Here's exciting news from the frontiers of science -- men and women are different.
Now, you might have suspected a difference did exist, but here's confirmation at last. Writing in The Wall Street Journal, Robert Sabat, moderator of the Best of the Juggle column, closes in on the scoop of the century with the headline Men Like Earning More Than Wives.
Referencing the work of Cornell Professor Pamela Tolbert, the co-author of the snappily-titled "The Impact of Relative Earnings Among Dual-Earner Couples on Career Satisfaction and Family Satisfaction," we learn "men who earn a lot more than their wives report significantly higher career satisfaction than men who earn about the same as their spouses."
How feeble! How pathetic! How true!
Men know women are better in almost every respect, and if society is tilted towards rewarding the weaker sex -- men -- than we have no choice but to cling to our one area of superiority: paychecks.

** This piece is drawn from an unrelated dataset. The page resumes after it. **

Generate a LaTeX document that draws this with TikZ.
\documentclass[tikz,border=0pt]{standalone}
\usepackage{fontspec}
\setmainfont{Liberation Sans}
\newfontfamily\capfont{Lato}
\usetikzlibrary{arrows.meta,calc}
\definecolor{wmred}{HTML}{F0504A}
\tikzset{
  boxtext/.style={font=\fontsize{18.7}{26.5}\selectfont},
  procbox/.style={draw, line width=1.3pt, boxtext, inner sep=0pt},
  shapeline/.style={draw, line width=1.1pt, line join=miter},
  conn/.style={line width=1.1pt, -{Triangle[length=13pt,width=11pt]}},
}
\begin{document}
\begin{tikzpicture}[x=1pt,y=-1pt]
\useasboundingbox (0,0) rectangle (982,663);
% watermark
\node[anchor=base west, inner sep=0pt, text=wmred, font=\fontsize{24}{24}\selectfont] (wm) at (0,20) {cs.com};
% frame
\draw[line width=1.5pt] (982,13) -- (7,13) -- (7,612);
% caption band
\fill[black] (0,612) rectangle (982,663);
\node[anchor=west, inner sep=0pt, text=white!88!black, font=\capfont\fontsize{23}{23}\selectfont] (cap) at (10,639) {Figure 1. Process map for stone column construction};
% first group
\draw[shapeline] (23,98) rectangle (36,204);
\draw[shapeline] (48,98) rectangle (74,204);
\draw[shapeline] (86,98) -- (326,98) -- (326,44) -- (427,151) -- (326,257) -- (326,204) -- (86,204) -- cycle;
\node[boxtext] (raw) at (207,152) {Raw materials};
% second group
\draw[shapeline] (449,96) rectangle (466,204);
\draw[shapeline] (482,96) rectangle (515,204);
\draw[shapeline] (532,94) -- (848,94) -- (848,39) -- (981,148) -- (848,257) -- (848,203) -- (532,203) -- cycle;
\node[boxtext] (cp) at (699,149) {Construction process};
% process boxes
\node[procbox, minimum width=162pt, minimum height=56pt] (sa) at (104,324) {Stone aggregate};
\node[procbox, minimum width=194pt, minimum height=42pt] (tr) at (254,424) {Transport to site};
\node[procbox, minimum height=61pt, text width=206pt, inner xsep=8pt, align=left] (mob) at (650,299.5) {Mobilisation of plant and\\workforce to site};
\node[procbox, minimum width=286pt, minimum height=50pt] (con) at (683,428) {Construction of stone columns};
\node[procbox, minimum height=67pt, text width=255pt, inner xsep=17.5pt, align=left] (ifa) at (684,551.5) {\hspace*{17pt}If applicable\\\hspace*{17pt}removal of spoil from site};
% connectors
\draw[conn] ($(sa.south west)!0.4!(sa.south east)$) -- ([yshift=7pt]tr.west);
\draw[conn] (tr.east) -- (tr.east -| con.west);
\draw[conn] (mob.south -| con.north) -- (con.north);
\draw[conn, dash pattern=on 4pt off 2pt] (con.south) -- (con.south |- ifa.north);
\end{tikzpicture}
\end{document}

"Husbands feel concerned when wives make more than them," Tolbert explains. "We still have those kinds of models in our head."
Despite the fact that the models most men have in their heads can be found in the Sports Illustrated swimsuit edition, it is difficult to deny the satisfaction a man feels on those rare occasions when he can lord it over his mate. Of course, not all men are thoughtless louts. Many men temper their superiority in the salary department by giving their women an extra dollar or two now and then to indulge in whatever foolishness they have in their silly, little, underpaid heads, like buying shiny baubles at Tiffany's.

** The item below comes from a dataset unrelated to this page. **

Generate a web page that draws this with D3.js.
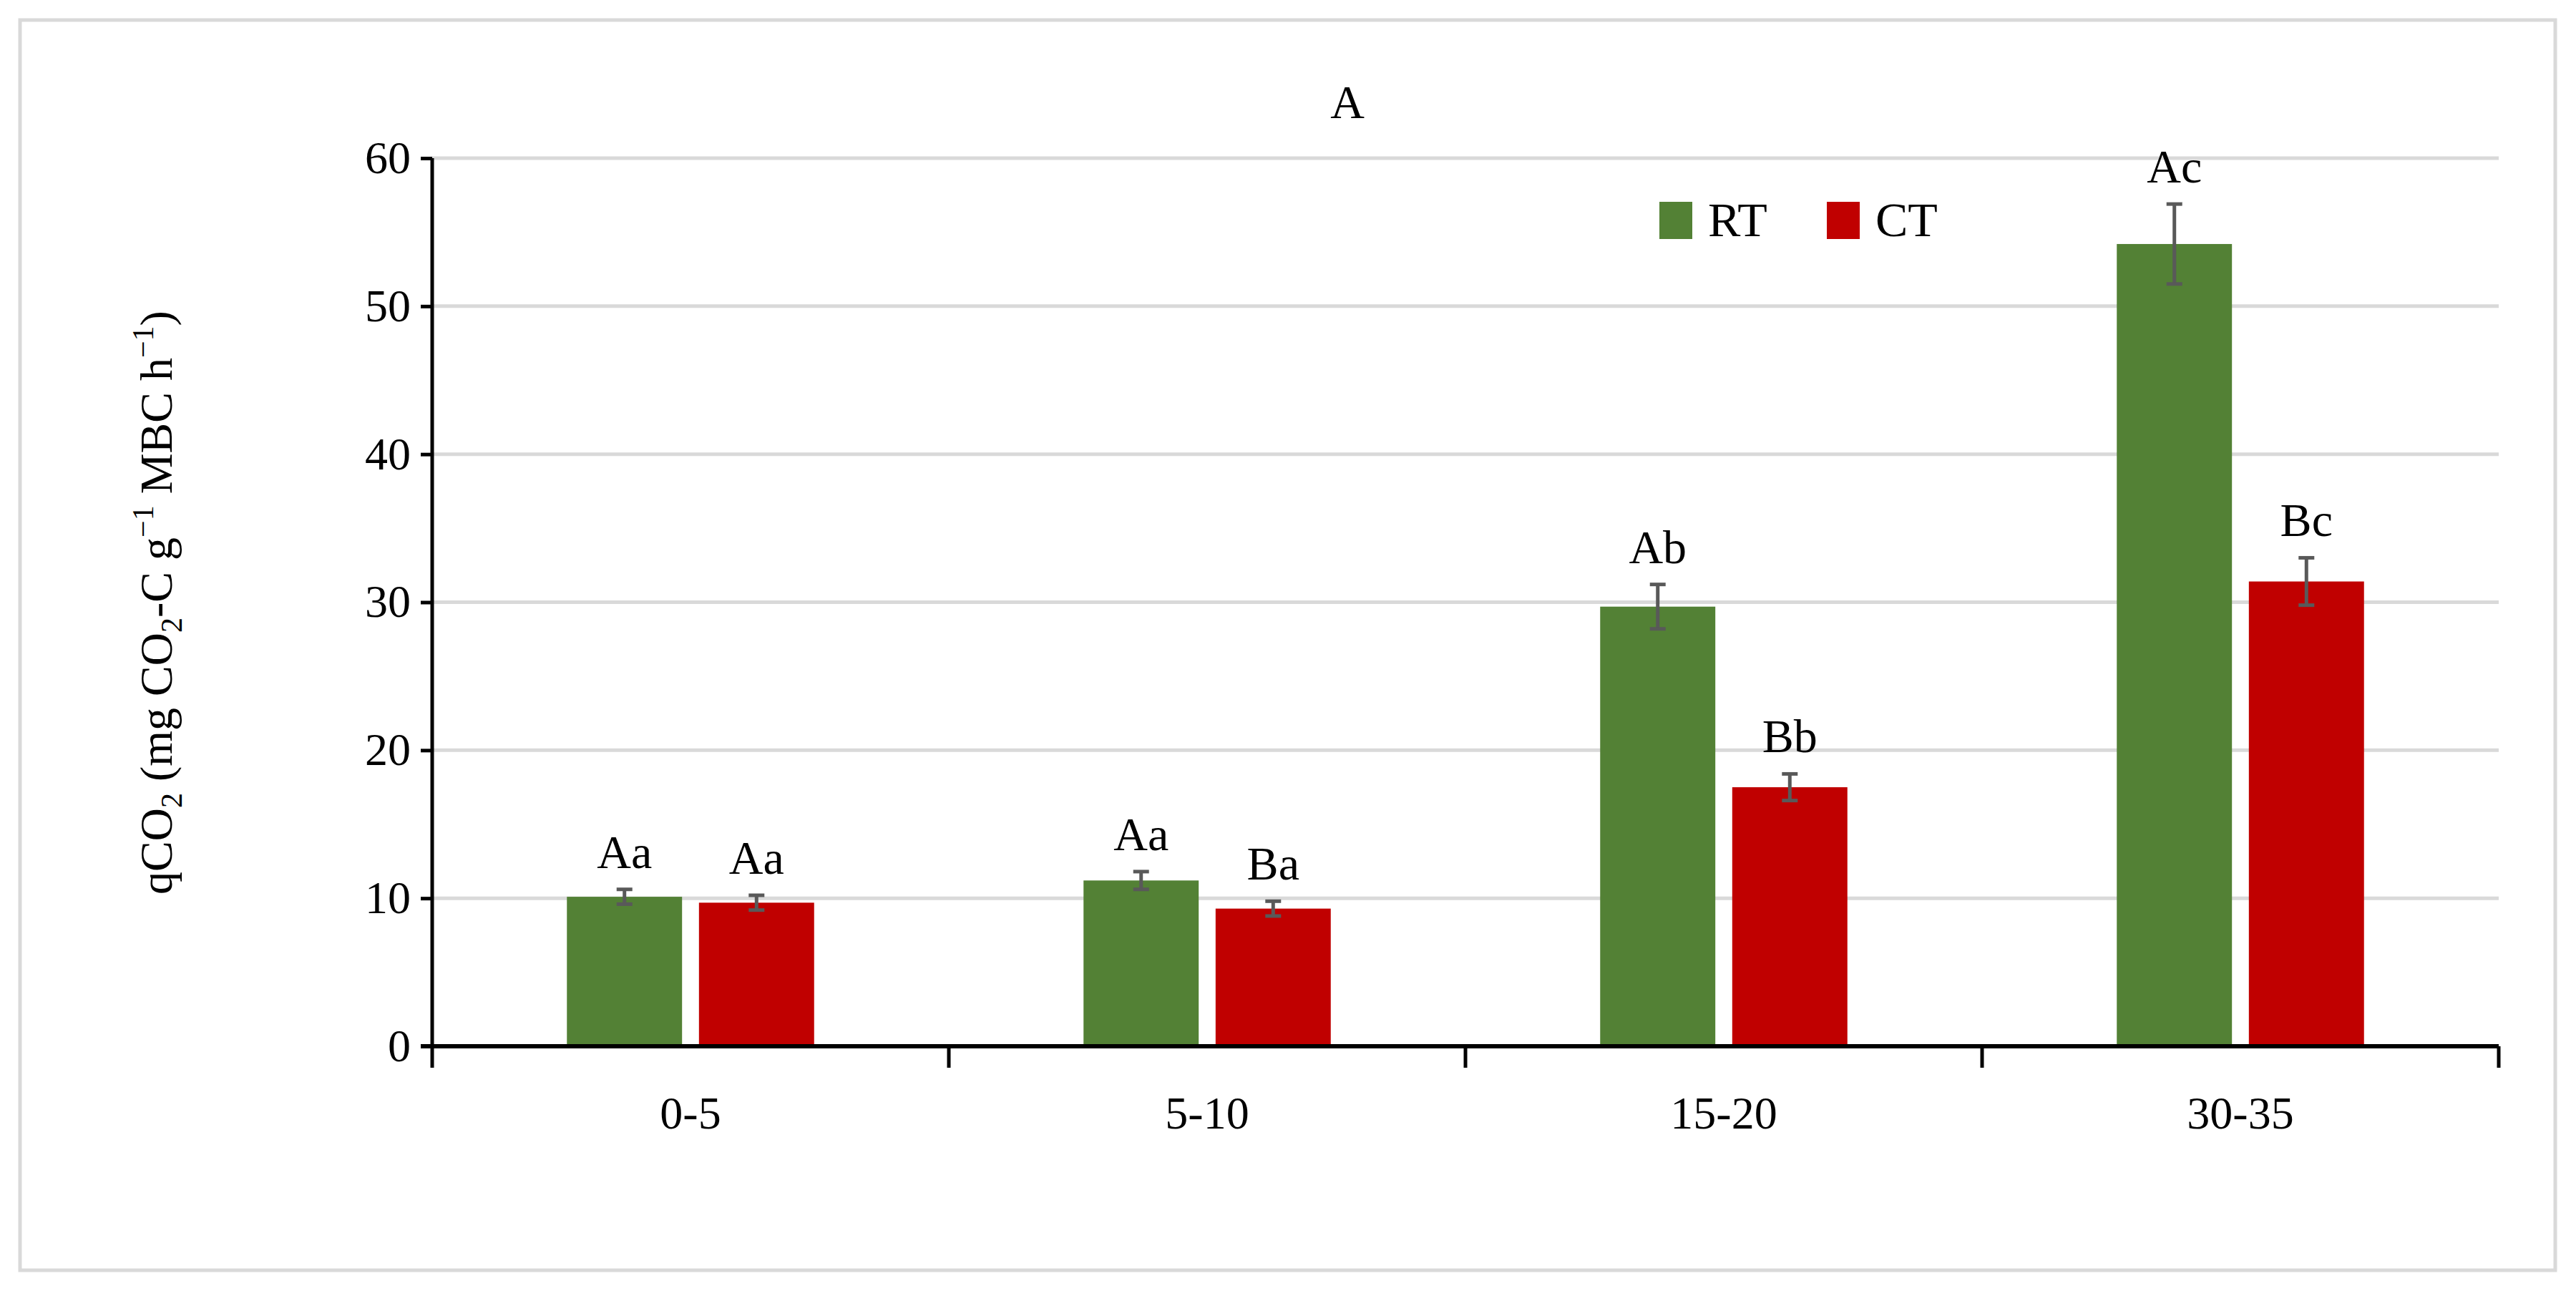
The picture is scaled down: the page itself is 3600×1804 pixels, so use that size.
<!DOCTYPE html>
<html><head><meta charset="utf-8">
<script src="https://cdn.jsdelivr.net/npm/d3@7"></script>
<style>body{margin:0;background:#fff}svg{display:block}</style>
</head><body>
<svg id="c" width="3600" height="1804"></svg>
<script>
const categories = ["0-5","5-10","15-20","30-35"];
const series = ["RT","CT"];
const rtValues = [10.1, 11.2, 29.7, 54.2];
const ctValues = [9.7, 9.3, 17.5, 31.4];
const rtErrors = [0.5, 0.6, 1.5, 2.7];
const ctErrors = [0.5, 0.5, 0.9, 1.6];
const rtLabels = ["Aa","Aa","Ab","Ac"];
const ctLabels = ["Aa","Ba","Bb","Bc"];
const yTicks = [0,10,20,30,40,50,60];
const colors = {RT:"#538135", CT:"#C00000"};
const font = "Liberation Serif, serif";

const svg = d3.select("#c");
svg.append("rect").attr("x",28).attr("y",28).attr("width",3543).attr("height",1747)
  .attr("fill","#fff").attr("stroke","#d9d9d9").attr("stroke-width",5);

const L=604, R=3492, T=221, B=1462;
const x = d3.scaleBand().domain(categories).range([L,R]);
const y = d3.scaleLinear().domain([0,60]).range([B,T]);
const xs = d3.scaleBand().domain(series).range([0,x.bandwidth()]).paddingInner(0.128).paddingOuter(1.02);

// grid
svg.append("g").selectAll("line").data(yTicks.filter(d=>d>0)).join("line")
  .attr("x1",L).attr("x2",R).attr("y1",d=>y(d)).attr("y2",d=>y(d))
  .attr("stroke","#d9d9d9").attr("stroke-width",5);

const data = [];
categories.forEach((c,i)=>{
  data.push({c,s:"RT",v:rtValues[i],e:rtErrors[i],l:rtLabels[i]});
  data.push({c,s:"CT",v:ctValues[i],e:ctErrors[i],l:ctLabels[i]});
});
const g = svg.append("g");
g.selectAll("rect").data(data).join("rect")
  .attr("x",d=>x(d.c)+xs(d.s)).attr("width",xs.bandwidth())
  .attr("y",d=>y(d.v)).attr("height",d=>B-y(d.v)).attr("fill",d=>colors[d.s]);
const cx = d=>x(d.c)+xs(d.s)+xs.bandwidth()/2;
const eb = g.append("g").attr("stroke","#595959").attr("stroke-width",5);
data.forEach(d=>{
  eb.append("line").attr("x1",cx(d)).attr("x2",cx(d)).attr("y1",y(d.v-d.e)).attr("y2",y(d.v+d.e));
  [d.v-d.e,d.v+d.e].forEach(v=>eb.append("line").attr("x1",cx(d)-11).attr("x2",cx(d)+11).attr("y1",y(v)).attr("y2",y(v)));
});
g.selectAll("text").data(data).join("text")
  .attr("x",cx).attr("y",d=>y(d.v+d.e)-30).attr("text-anchor","middle")
  .attr("font-family",font).attr("font-size",66).text(d=>d.l);

// axes
const ya = svg.append("g").attr("transform",`translate(${L},0)`)
  .call(d3.axisLeft(y).tickValues(yTicks).tickSize(16).tickPadding(14));
ya.select(".domain").attr("stroke","#000").attr("stroke-width",5).attr("d",`M0,${T}V${B}`);
ya.selectAll(".tick line").attr("stroke","#000").attr("stroke-width",5);
ya.selectAll("text").attr("font-family",font).attr("font-size",64).attr("fill","#000");

const xa = svg.append("g").attr("transform",`translate(0,${B})`)
  .call(d3.axisBottom(x).tickSize(0).tickPadding(70));
xa.select(".domain").attr("stroke","#000").attr("stroke-width",6).attr("d",`M${L-16},0H${R}`);
xa.selectAll("text").attr("font-family",font).attr("font-size",64).attr("fill","#000");
xa.append("g").selectAll("line").data(d3.range(categories.length+1)).join("line")
  .attr("x1",i=>L+i*x.step()).attr("x2",i=>L+i*x.step()).attr("y1",0).attr("y2",30)
  .attr("stroke","#000").attr("stroke-width",5);

// title
svg.append("text").attr("x",1883).attr("y",165).attr("text-anchor","middle")
  .attr("font-family",font).attr("font-size",66).text("A");

// legend
const lg = svg.append("g");
[["RT",2319],["CT",2553]].forEach(([s,lx])=>{
  lg.append("rect").attr("x",lx).attr("y",282).attr("width",46).attr("height",52).attr("fill",colors[s]);
  lg.append("text").attr("x",lx+68).attr("y",330).attr("font-family",font).attr("font-size",68).text(s);
});

// y label
const yl = svg.append("text").attr("transform","translate(240,842) rotate(-90)")
  .attr("text-anchor","middle").attr("font-family",font).attr("font-size",64);
yl.append("tspan").text("qCO");
yl.append("tspan").attr("font-size",42).attr("dy",14).text("2");
yl.append("tspan").attr("dy",-14).text(" (mg CO");
yl.append("tspan").attr("font-size",42).attr("dy",14).text("2");
yl.append("tspan").attr("dy",-14).text("-C g");
yl.append("tspan").attr("font-size",42).attr("dy",-26).text("−1");
yl.append("tspan").attr("dy",26).text(" MBC h");
yl.append("tspan").attr("font-size",42).attr("dy",-26).text("−1");
yl.append("tspan").attr("dy",26).text(")");
</script>
</body></html>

Sound slightly sexist? Not at all. According to the article, women who earn more than their men folk also report significantly higher levels of career satisfaction, proving that what is good for the goose is also good for gander. (And if someone knows what the heck a gander is, please e-mail me immediately. The only goose I know is my own, and when my wife reads this column, it is cooked.)

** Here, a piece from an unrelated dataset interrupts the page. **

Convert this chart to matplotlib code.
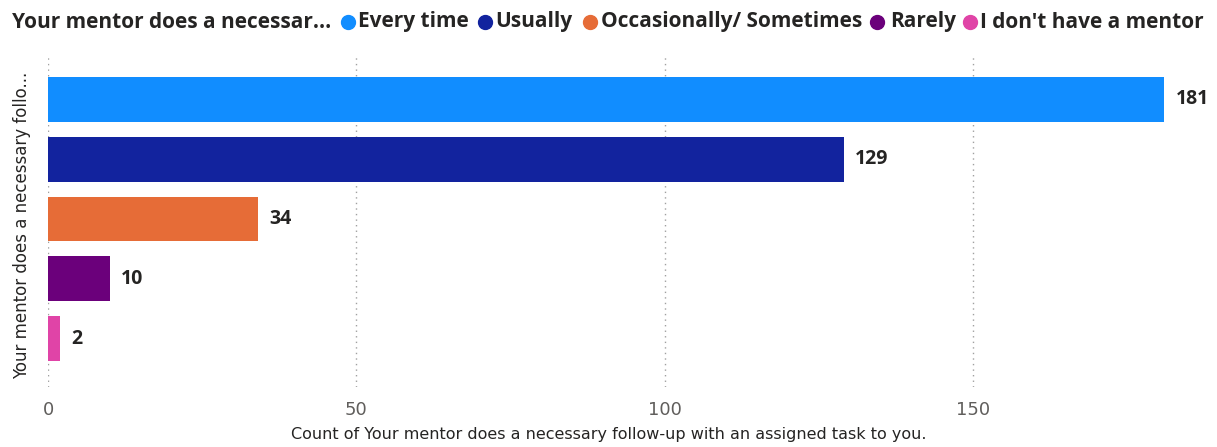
import matplotlib
matplotlib.use("Agg")
import matplotlib.pyplot as plt
from matplotlib.lines import Line2D

categories = ["Every time", "Usually", "Occasionally/ Sometimes", "Rarely", "I don't have a mentor"]
values = [181, 129, 34, 10, 2]
colors = ["#118DFF", "#12239E", "#E66C37", "#6B007B", "#E044A7"]
xticks = [0, 50, 100, 150]
legend_title = "Your mentor does a necessar..."
ylabel = "Your mentor does a necessary follo..."
xlabel = "Count of Your mentor does a necessary follow-up with an assigned task to you."

W, H = 1217, 447
fig = plt.figure(figsize=(W / 100, H / 100), dpi=100)
ax = fig.add_axes([48 / W, 1 - 387 / H, (1170 - 48) / W, (387 - 57) / H])

ypos = list(range(len(categories)))
ax.barh(ypos, values, height=0.75, color=colors)
ax.set_ylim(4.81, -0.71)
ax.set_xlim(0, 181.9)

for y, v in zip(ypos, values):
    ax.text(v + 1.8, y, str(v), va="center", ha="left", fontsize=14,
            fontweight="bold", color="#252423", family="Open Sans")

ax.set_xticks(xticks)
ax.set_xticklabels([str(t) for t in xticks], fontsize=13, color="#605E5C")
ax.set_yticks([])
ax.tick_params(axis="x", length=0, pad=10)
ax.grid(axis="x", linestyle=(0, (1, 3)), color="#A0A0A0", linewidth=1)
ax.set_axisbelow(True)
for s in ax.spines.values():
    s.set_visible(False)

ax.set_xlabel(xlabel, fontsize=11.5, color="#252423", labelpad=6)
fig.text(22 / W, 1 - 225 / H, ylabel, rotation=90, ha="center", va="center",
         fontsize=12, color="#252423")

# legend
ty = 1 - 22 / H
fig.text(12 / W, ty, legend_title, ha="left", va="center", fontsize=15,
         fontweight="bold", color="#252423", family="Open Sans")
marker_x = [348, 485, 590, 877, 970]
text_x = [358, 495, 601, 890, 980]
for mx, tx, lab, c in zip(marker_x, text_x, categories, colors):
    fig.add_artist(Line2D([mx / W], [ty], marker="o", markersize=10, color=c,
                          linestyle="none", transform=fig.transFigure))
    fig.text(tx / W, ty, lab, ha="left", va="center", fontsize=15,
             fontweight="bold", color="#252423", family="Open Sans")

fig.savefig("out.png", dpi=100, facecolor="white")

Tolbert's research was conducted between 1999 and 2002, and I suspect that the disastrous state of the economy in 2009 has produced significant changes in "the model."
Today, no one much cares who brings home the bacon. It could be the man, the woman, or the family dog. Lording it over your spouse because you get an extra 25 cents on your unemployment check fails to produce those same warm feelings of superiority.